The images spilling out of my television showed circumstances that could seemingly only equal misery, and I was fooled. I bought into the lie that circumstance defines happiness. The truth is, in Africa I find hearts full of victory, indomitable spirits. In places where despair should thrive, instead I find adults dancing and singing, and children playing soccer with a ball crafted of tied up trash. Instead of payback, I find grace. Here, weekend getaways are not options to provide relief from the pains of daily life. Relationships and faith provide joy. Love is sovereign.

My new reality… I know now that my joy should have no regard for my circumstances. I'm ashamed by my lack of faith, but at the very same moment I am excited by my new pursuit. I'm forced to redefine the meaning of having much or having little. I'm uneasy with the prospect of change and of letting go, but just the thought of freedom is liberating. I want what I have learned to trickle down from my head into my heart - I no longer want to need the "next thing" to have joy.

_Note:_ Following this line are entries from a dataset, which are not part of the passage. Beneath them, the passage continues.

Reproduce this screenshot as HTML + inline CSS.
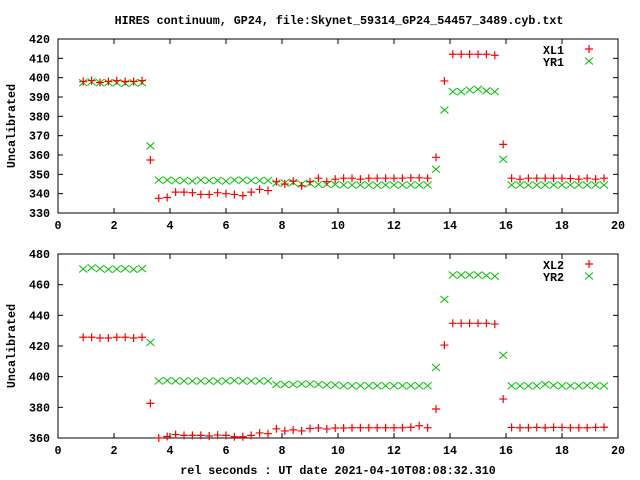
<!DOCTYPE html>
<html><head><meta charset="utf-8"><style>
html,body{margin:0;padding:0;background:#fff;}
svg{display:block;}
text{font-family:"Liberation Mono",monospace;font-weight:bold;font-size:11.7px;fill:#000;}
</style></head><body>
<svg id="chart" width="640" height="480" viewBox="0 0 640 480" xmlns="http://www.w3.org/2000/svg">
<text x="339" y="24" text-anchor="middle">HIRES continuum, GP24, file:Skynet_59314_GP24_54457_3489.cyb.txt</text>
<text x="338" y="474" text-anchor="middle">rel seconds : UT date 2021-04-10T08:08:32.310</text>
</svg>
<script>
const xTicks=[0,2,4,6,8,10,12,14,16,18,20];
const topYTicks=[330,340,350,360,370,380,390,400,410,420];
const botYTicks=[360,380,400,420,440,460,480];
const xStart=0.9, xStep=0.3;
const xl1=[398,398.5,397.5,398,398.5,398,398,398.5,357.4,
337.6,338,340.8,340.8,340.5,339.6,339.6,340.5,340,339.6,339,340.8,342.2,341.6,
346.2,345,346.5,344,346.2,348,346.2,347.5,348,348,347.5,348,348,348,348,348,348.2,348.2,348,
358.8,398.3,412.1,412.1,412.1,412.1,412.1,411.6,365.5,
348,347.5,348,348,348,348,348,347.8,347.5,348,347.5,348];
const yr1=[397.4,397.8,397.4,397.4,397.4,397,397.4,397.4,364.7,
347,347,346.8,346.8,346.5,347,346.8,346.8,346.5,347,347,346.8,346.8,346.8,
345.5,345.5,345.8,345,345.3,344.8,344.8,344.8,344.5,344.5,344.5,344.5,344.3,344.5,344.5,344.5,344.5,344.5,344.5,
352.6,383.3,392.8,392.8,393.6,394,393.2,392.8,357.8,
344.5,344.5,344.5,344.5,344.5,344.5,344.5,344.5,344.5,344.5,344.5,344.5];
const xl2=[425.7,425.7,425.2,425.2,425.7,425.7,425.2,425.7,382.6,
360,361,362.3,361.7,361.7,361.7,361.3,361.9,361.7,360.8,360.8,361.7,363.3,362.8,
366,364.6,365.3,364.6,366.2,366.5,365.9,366.5,366.5,366.7,366.7,366.7,366.7,366.7,366.7,366.7,367,368,366.7,
378.9,420.6,434.8,434.8,434.8,434.8,434.8,434.3,385.4,
366.9,366.7,366.7,366.9,366.7,366.9,366.9,366.7,366.7,366.7,366.9,367];
const yr2=[470.2,471,470.5,470,470.2,470.5,470,470.5,422.4,
397.2,397.5,397.2,397.2,397.2,397.2,397.2,397,397.2,397.5,397.2,397.2,397.2,397.2,
394.9,394.9,394.9,395.2,395.2,394.9,394.6,394.6,394.1,394.1,394.1,394.1,394.1,394.1,394.1,394.1,394.1,394.1,394.1,
406,450.4,466.3,466.3,466.3,466.3,466,465.5,414,
394,394,394,394,395,394.3,394,394,394,394.3,394,394];

const svg=document.getElementById('chart');
const NS='http://www.w3.org/2000/svg';
function mk(tag,attrs,parent){const e=document.createElementNS(NS,tag);for(const k in attrs)e.setAttribute(k,attrs[k]);(parent||svg).appendChild(e);return e;}

function panel(name,top,bottom,yTicks,s1,s2,n1,n2){
  const L=58,R=618,ymin=yTicks[0],ymax=yTicks[yTicks.length-1];
  const X=v=>L+(v-xTicks[0])/(xTicks[xTicks.length-1]-xTicks[0])*(R-L);
  const Y=v=>bottom-(v-ymin)/(ymax-ymin)*(bottom-top);
  const g=mk('g',{});
  
  
  const fr=mk('rect',{x:L,y:top,width:R-L,height:bottom-top,fill:'none',stroke:'#000','stroke-width':1},g);
  
  
  xTicks.forEach(t=>{
    const x=X(t);
    mk('line',{x1:x,x2:x,y1:bottom,y2:bottom-5,stroke:'#000'},g);
    mk('line',{x1:x,x2:x,y1:top,y2:top+5,stroke:'#000'},g);
    const tx=mk('text',{x:x,y:bottom+16,'text-anchor':'middle'},g);
    tx.textContent=t;
    
    
  });
  yTicks.forEach(t=>{
    const y=Y(t);
    mk('line',{x1:L,x2:L+5,y1:y,y2:y,stroke:'#000'},g);
    mk('line',{x1:R,x2:R-5,y1:y,y2:y,stroke:'#000'},g);
    const tx=mk('text',{x:L-8,y:y+4,'text-anchor':'end'},g);
    tx.textContent=t;
    
    
  });
  const yl=mk('text',{x:15,y:(top+bottom)/2,'text-anchor':'middle',transform:'rotate(-90 15 '+(top+bottom)/2+')'},g);
  yl.textContent='Uncalibrated';
  
  
  function plus(x,y,p){mk('path',{d:`M${x-4},${y}H${x+4}M${x},${y-4}V${y+4}`,stroke:'#ff0000','stroke-width':1.2,fill:'none'},p);}
  function cross(x,y,p){mk('path',{d:`M${x-4},${y-3.5}L${x+4},${y+3.5}M${x-4},${y+3.5}L${x+4},${y-3.5}`,stroke:'#00c000','stroke-width':1,fill:'none'},p);}
  const g2=mk('g',{},g);
  
  
  s2.forEach((v,i)=>cross(X(xStart+xStep*i),Y(v),g2));
  const g1=mk('g',{},g);
  
  
  s1.forEach((v,i)=>plus(X(xStart+xStep*i),Y(v),g1));
  const le1=mk('g',{},g);
  
  
  const t1=mk('text',{x:564,y:top+15,'text-anchor':'end'},le1);t1.textContent=n1;
  plus(589,top+10,le1);
  const le2=mk('g',{},g);
  
  
  const t2=mk('text',{x:564,y:top+27,'text-anchor':'end'},le2);t2.textContent=n2;
  cross(589,top+22,le2);
}
panel('top-panel',39,213,topYTicks,xl1,yr1,'XL1','YR1');
panel('bottom-panel',254,438,botYTicks,xl2,yr2,'XL2','YR2');
</script>
</body></html>
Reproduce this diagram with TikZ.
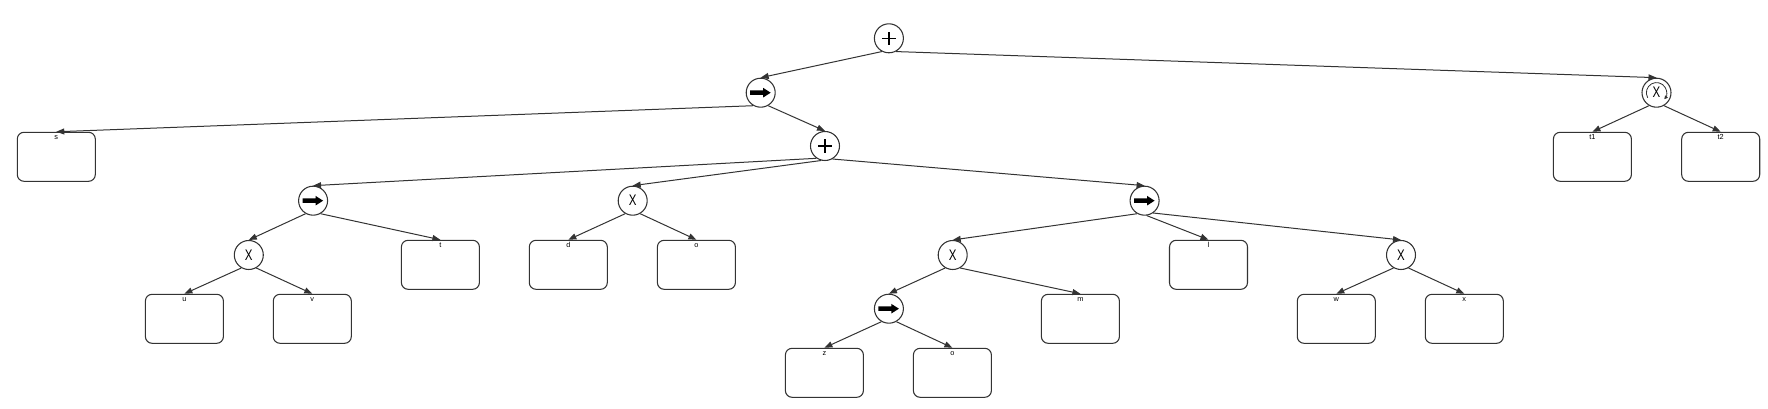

I'm not saying that Africa does not need our efforts. It absolutely does need our partnership. But for me, I've come to understand that I need Africa more than Africa needs me. Why? Because it is Africa that has taught me that possessions in my hands will never be as valuable as peace in my heart. I've learned that I don't need what I have and that I have what I need. These are just a few of this continent's many lessons. I came here to serve and yet I've found that I have so much to learn, and Africa, with all its need, has much to teach me.

Many in the west think Africa is simply an object of charity. This mindset does not breed true compassion. And there's something about truth… when it becomes clear, it hits you in a way that is hard to ignore. The same is true with people. If we invest in knowing someone, love is the automatic response. We can't all make a trip across the ocean, but we can seek to have a conversation that recasts the images that force pity over partnership. Why do you need Africa more than Africa needs you?